Retype, exactly as they stand, the lines from the start of the data to the line that contains "from matplotlib.patches import Rectangle", both ends included. Leave the pictures out.

-*-

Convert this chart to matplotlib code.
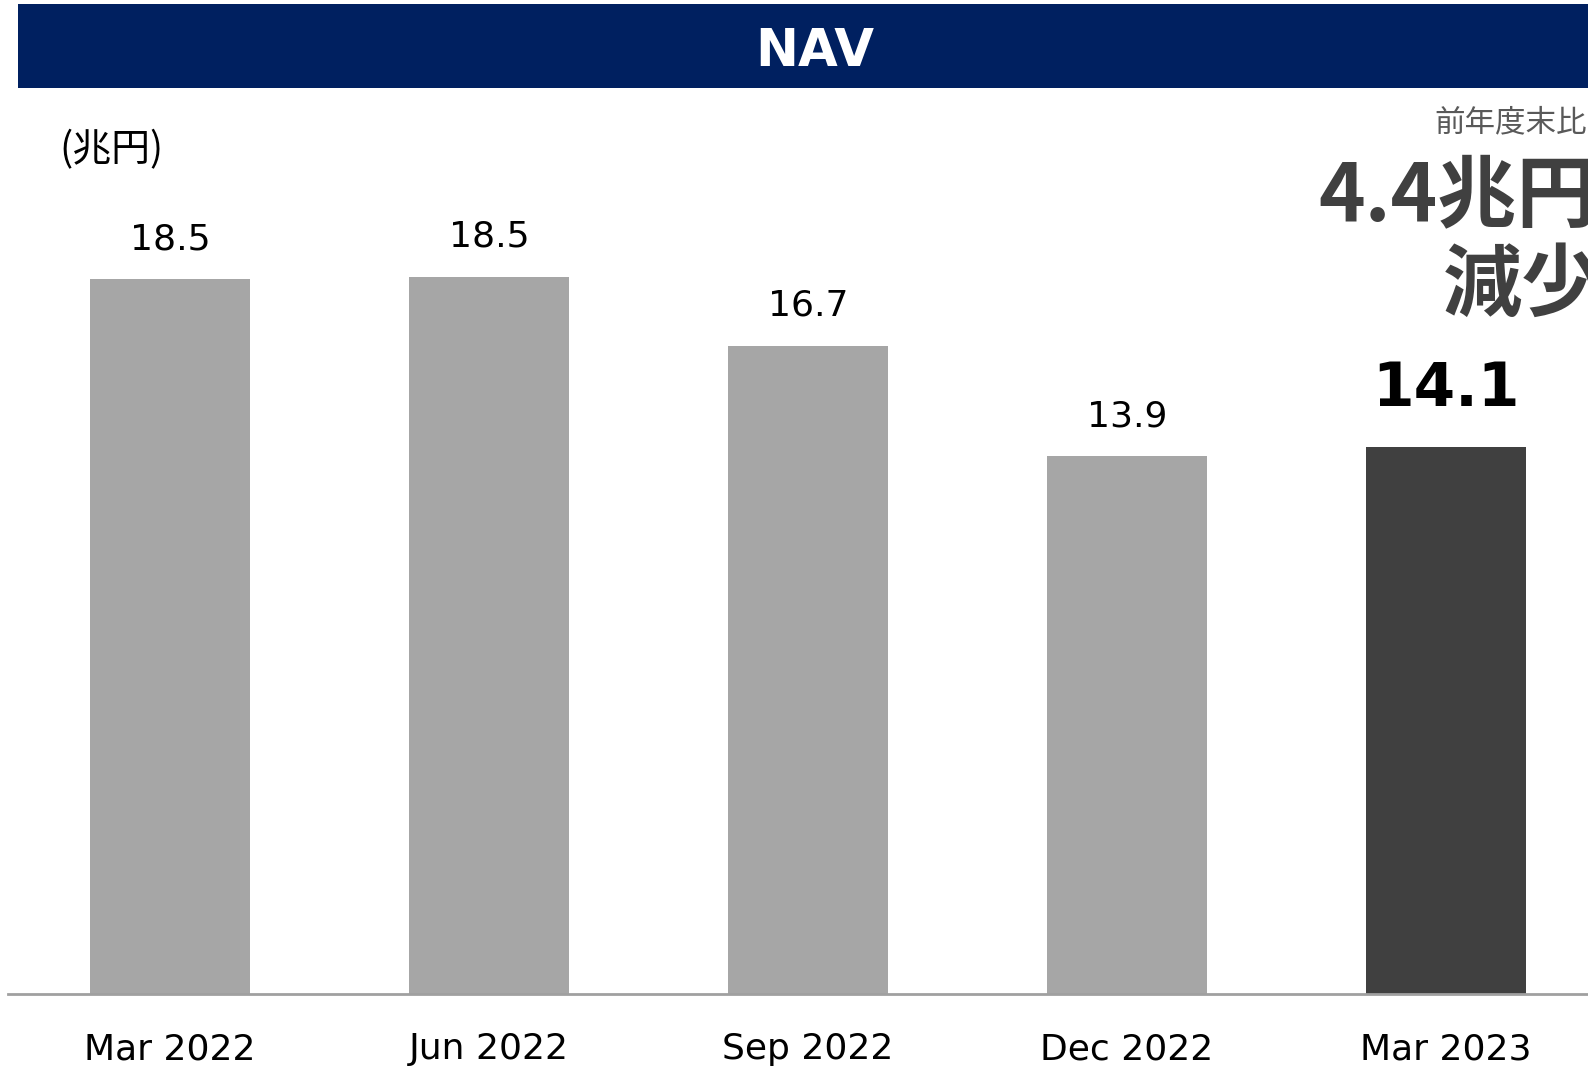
import matplotlib
matplotlib.use("Agg")
import matplotlib.pyplot as plt
from matplotlib.patches import Rectangle

categories = ["Mar 2022", "Jun 2022", "Sep 2022", "Dec 2022", "Mar 2023"]
values = [18.47, 18.53, 16.75, 13.9, 14.15]
labels = ["18.5", "18.5", "16.7", "13.9", "14.1"]
title = "NAV"
unit = "(兆円)"
note_small = "前年度末比"
note_big1 = "4.4兆円"
note_big2 = "減少"

W, H = 1588, 1068
plt.rcParams['font.family'] = ['DejaVu Sans', 'Noto Sans CJK JP']
fig = plt.figure(figsize=(W / 100, H / 100), dpi=100)

def fx(x):
    return x / W

def fy(y):
    return 1 - y / H

# header band
fig.patches.append(Rectangle((fx(18), fy(88)), fx(W - 18), (88 - 4) / H,
                             transform=fig.transFigure, facecolor="#002060",
                             edgecolor="none", zorder=0))
fig.text(fx(815), fy(52), title, color="white", fontsize=37, fontweight="bold",
         ha="center", va="center")

ax = fig.add_axes([fx(8), fy(994), 1 - fx(8), (994 - 100) / H])
colors = ["#A6A6A6"] * 4 + ["#404040"]
x = list(range(len(categories)))
ax.bar(x, values, width=0.5, color=colors, zorder=2)
ax.set_xlim(-0.508, 4.445)
ax.set_ylim(0, 23.11)
for s in ["top", "right", "left"]:
    ax.spines[s].set_visible(False)
ax.spines["bottom"].set_color("#A0A0A0")
ax.spines["bottom"].set_linewidth(2)
ax.set_yticks([])
ax.set_xticks(x)
ax.set_xticklabels(categories, fontsize=26, color="black")
ax.tick_params(axis="x", length=0, pad=27.5)

for i, (v, lab) in enumerate(zip(values, labels)):
    if i == len(values) - 1:
        ax.annotate(lab, (i, v), xytext=(0, 41), textcoords="offset points",
                    ha="center", va="center", fontsize=43, fontweight="bold",
                    color="black")
    else:
        ax.annotate(lab, (i, v), xytext=(0, 29), textcoords="offset points",
                    ha="center", va="center", fontsize=26, color="black")

cjk = ['Noto Sans CJK JP', 'DejaVu Sans']
fig.text(fx(59), fy(150), unit, fontsize=28, family=cjk, ha="left", va="center",
         color="black")
fig.text(fx(1434), fy(123), note_small, fontsize=22, family=cjk, ha="left",
         va="center", color="#595959")
fig.text(fx(1318), fy(197), note_big1, fontsize=57, family=cjk, fontweight="bold",
         ha="left", va="center", color="#404040")
fig.text(fx(1443), fy(286), note_big2, fontsize=57, family=cjk, fontweight="bold",
         ha="left", va="center", color="#404040")

fig.savefig("out.png", dpi=100)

-*-

:: OUTPUT FOR THIS EXERCISE ::
Convert this chart to matplotlib code.
import matplotlib
matplotlib.use("Agg")
import matplotlib.pyplot as plt
from matplotlib.patches import Rectangle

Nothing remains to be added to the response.